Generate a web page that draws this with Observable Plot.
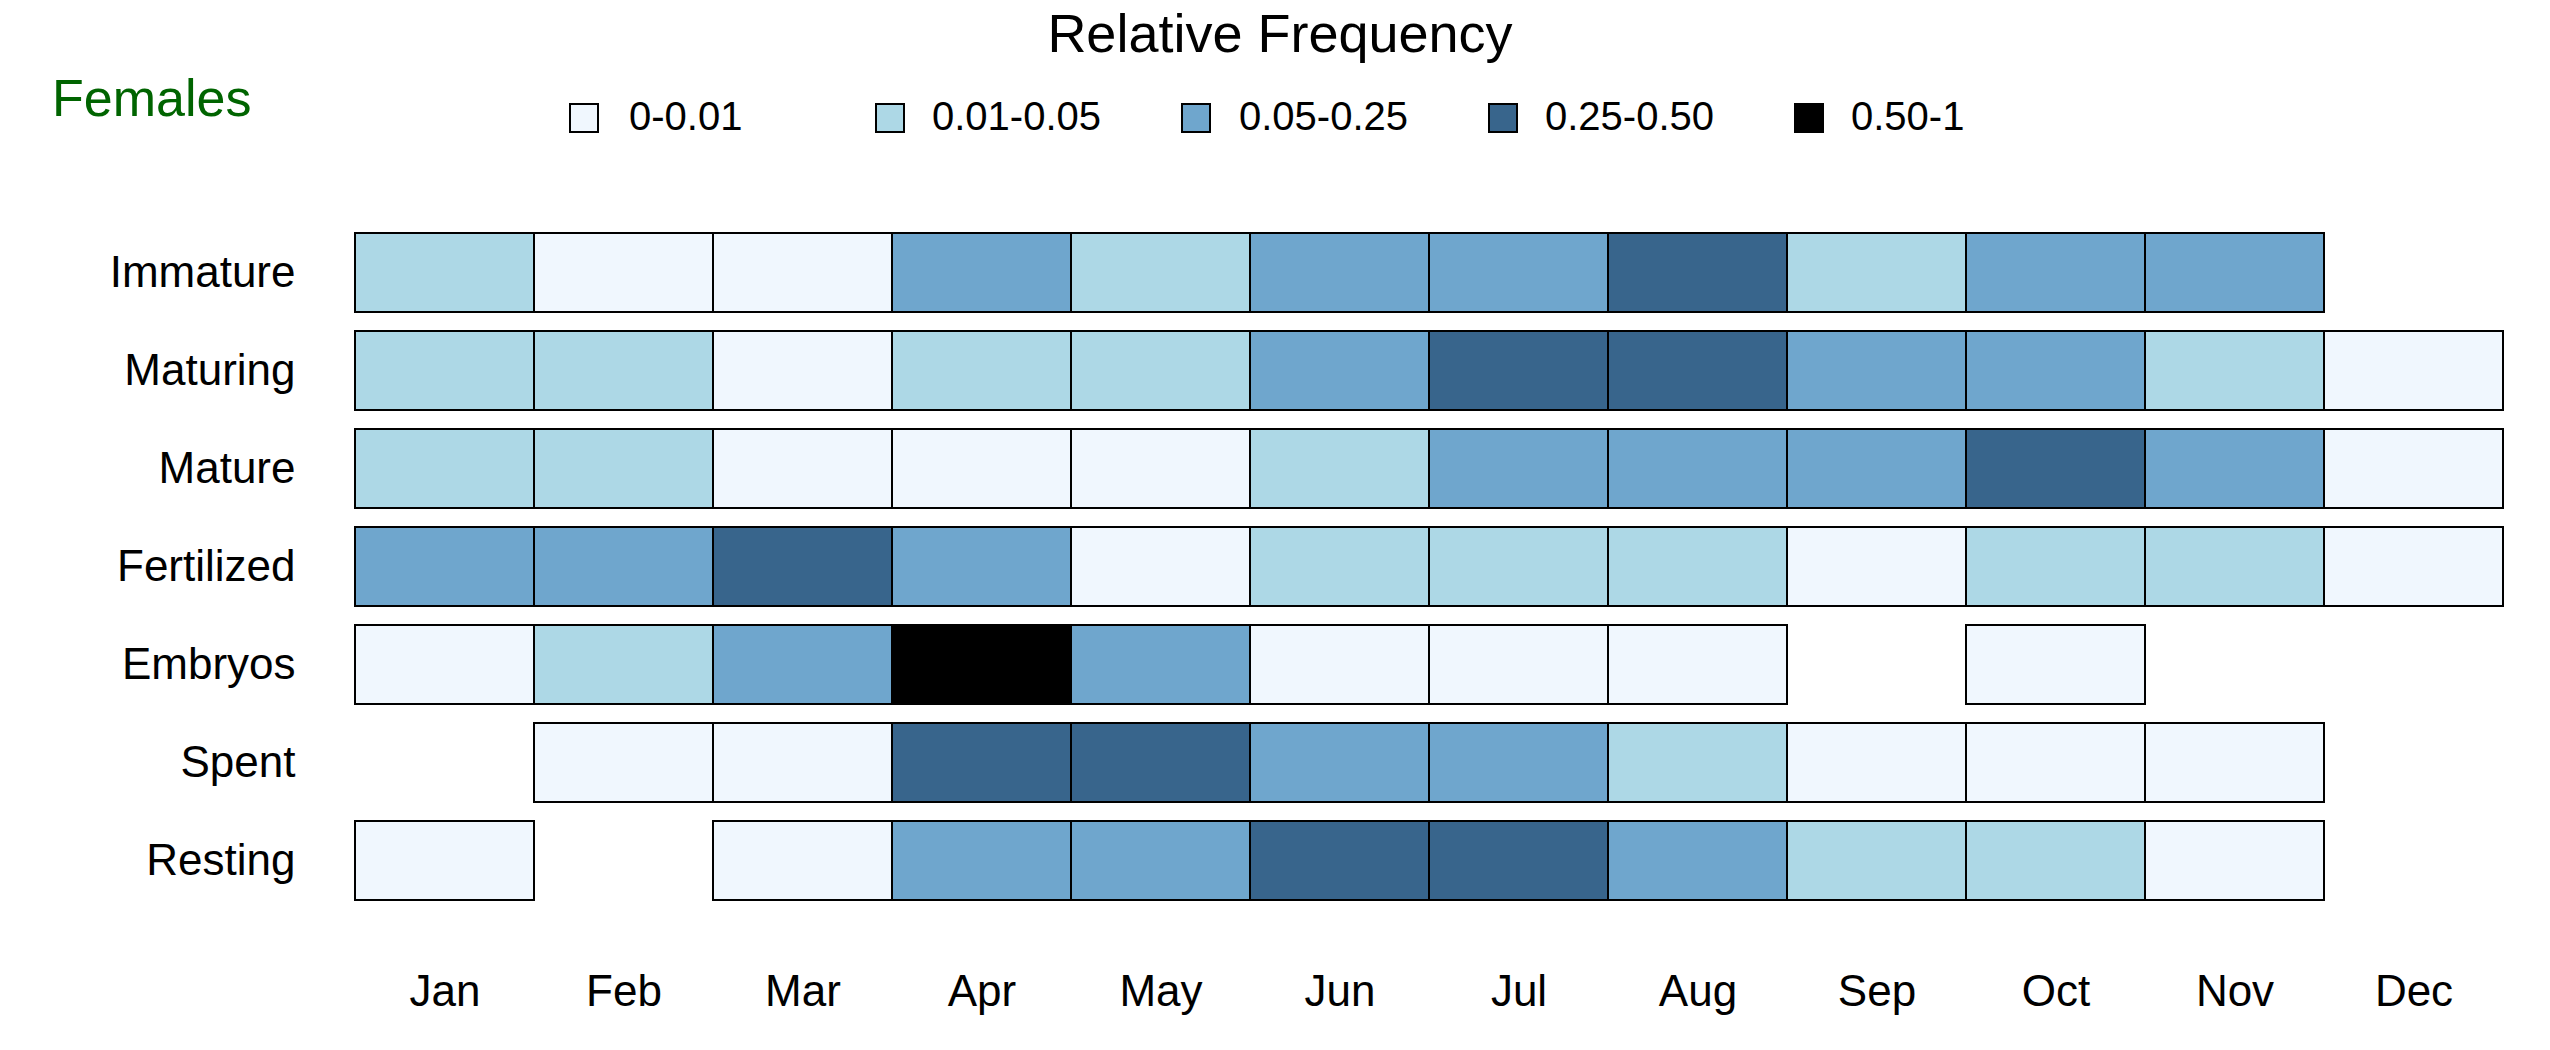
<!DOCTYPE html>
<html><head><meta charset="utf-8">
<script src="https://cdn.jsdelivr.net/npm/d3@7"></script>
<script src="https://cdn.jsdelivr.net/npm/@observablehq/plot@0.6"></script>
<style>
body{margin:0;background:#fff;font-family:"Liberation Sans",Arial,sans-serif;}
#wrap{position:relative;width:2550px;height:1050px;}
.abs{position:absolute;white-space:nowrap;}
.sw{position:absolute;width:30px;height:30px;border:2px solid #000;box-sizing:border-box;}
</style></head><body>
<div id="wrap"></div>
<script>
const months = ["Jan","Feb","Mar","Apr","May","Jun","Jul","Aug","Sep","Oct","Nov","Dec"];
const stages = ["Immature","Maturing","Mature","Fertilized","Embryos","Spent","Resting"];
const classLabels = ["0-0.01","0.01-0.05","0.05-0.25","0.25-0.50","0.50-1"];
const classColors = ["#f0f7fe","#add8e6","#6fa6cd","#38658c","#000000"];
const immature   = [1,0,0,2,1,2,2,3,1,2,2,null];
const maturing   = [1,1,0,1,1,2,3,3,2,2,1,0];
const mature     = [1,1,0,0,0,1,2,2,2,3,2,0];
const fertilized = [2,2,3,2,0,1,1,1,0,1,1,0];
const embryos    = [0,1,2,4,2,0,0,0,null,0,null,null];
const spent      = [null,0,0,3,3,2,2,1,0,0,0,null];
const resting    = [0,null,0,2,2,3,3,2,1,1,0,null];
const rows = [immature,maturing,mature,fertilized,embryos,spent,resting];

const data = [];
rows.forEach((r,i)=>r.forEach((v,j)=>{ if(v!==null) data.push({stage:stages[i],month:months[j],cls:classLabels[v]}); }));

const chart = Plot.plot({
  width:2550, height:1050,
  marginTop:230, marginBottom:146, marginLeft:350, marginRight:42,
  style:{fontFamily:"Liberation Sans, Arial, sans-serif", fontSize:"44px", color:"#000"},
  x:{domain:months, padding:0, label:null, tickSize:0, tickPadding:70},
  y:{domain:stages, paddingInner:0.19, paddingOuter:0, label:null, tickSize:0, tickPadding:55},
  color:{domain:classLabels, range:classColors},
  marks:[
    Plot.cell(data,{x:"month",y:"stage",fill:"cls",stroke:"#000",strokeWidth:2,inset:0})
  ]
});
const wrap = document.getElementById("wrap");
wrap.appendChild(chart);

function add(html, style){ const d=document.createElement("div"); d.className="abs"; d.innerHTML=html; Object.assign(d.style,style); wrap.appendChild(d); return d; }
add("Relative Frequency",{left:"0",width:"2560px",textAlign:"center",top:"2px",fontSize:"54px"});
add("Females",{left:"52px",top:"68px",fontSize:"52px",color:"#006400"});
const sx=[569,875,1181,1488,1794], tx=[629,932,1239,1545,1851];
classLabels.forEach((l,i)=>{
  const s=document.createElement("div"); s.className="sw"; s.style.left=sx[i]+"px"; s.style.top="103px"; s.style.background=classColors[i]; wrap.appendChild(s);
  add(l,{left:tx[i]+"px",top:"94px",fontSize:"40px"});
});
</script>
</body></html>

* [THE EXERCISE]: Go from the first line of the data above to the line containing "wrap.appendChild(chart);" and retype exactly those lines, both included, but none of the pictures.

* [EXERCISE ANSWER]:
Generate a web page that draws this with Observable Plot.
<!DOCTYPE html>
<html><head><meta charset="utf-8">
<script src="https://cdn.jsdelivr.net/npm/d3@7"></script>
<script src="https://cdn.jsdelivr.net/npm/@observablehq/plot@0.6"></script>
<style>
body{margin:0;background:#fff;font-family:"Liberation Sans",Arial,sans-serif;}
#wrap{position:relative;width:2550px;height:1050px;}
.abs{position:absolute;white-space:nowrap;}
.sw{position:absolute;width:30px;height:30px;border:2px solid #000;box-sizing:border-box;}
</style></head><body>
<div id="wrap"></div>
<script>
const months = ["Jan","Feb","Mar","Apr","May","Jun","Jul","Aug","Sep","Oct","Nov","Dec"];
const stages = ["Immature","Maturing","Mature","Fertilized","Embryos","Spent","Resting"];
const classLabels = ["0-0.01","0.01-0.05","0.05-0.25","0.25-0.50","0.50-1"];
const classColors = ["#f0f7fe","#add8e6","#6fa6cd","#38658c","#000000"];
const immature   = [1,0,0,2,1,2,2,3,1,2,2,null];
const maturing   = [1,1,0,1,1,2,3,3,2,2,1,0];
const mature     = [1,1,0,0,0,1,2,2,2,3,2,0];
const fertilized = [2,2,3,2,0,1,1,1,0,1,1,0];
const embryos    = [0,1,2,4,2,0,0,0,null,0,null,null];
const spent      = [null,0,0,3,3,2,2,1,0,0,0,null];
const resting    = [0,null,0,2,2,3,3,2,1,1,0,null];
const rows = [immature,maturing,mature,fertilized,embryos,spent,resting];

const data = [];
rows.forEach((r,i)=>r.forEach((v,j)=>{ if(v!==null) data.push({stage:stages[i],month:months[j],cls:classLabels[v]}); }));

const chart = Plot.plot({
  width:2550, height:1050,
  marginTop:230, marginBottom:146, marginLeft:350, marginRight:42,
  style:{fontFamily:"Liberation Sans, Arial, sans-serif", fontSize:"44px", color:"#000"},
  x:{domain:months, padding:0, label:null, tickSize:0, tickPadding:70},
  y:{domain:stages, paddingInner:0.19, paddingOuter:0, label:null, tickSize:0, tickPadding:55},
  color:{domain:classLabels, range:classColors},
  marks:[
    Plot.cell(data,{x:"month",y:"stage",fill:"cls",stroke:"#000",strokeWidth:2,inset:0})
  ]
});
const wrap = document.getElementById("wrap");
wrap.appendChild(chart);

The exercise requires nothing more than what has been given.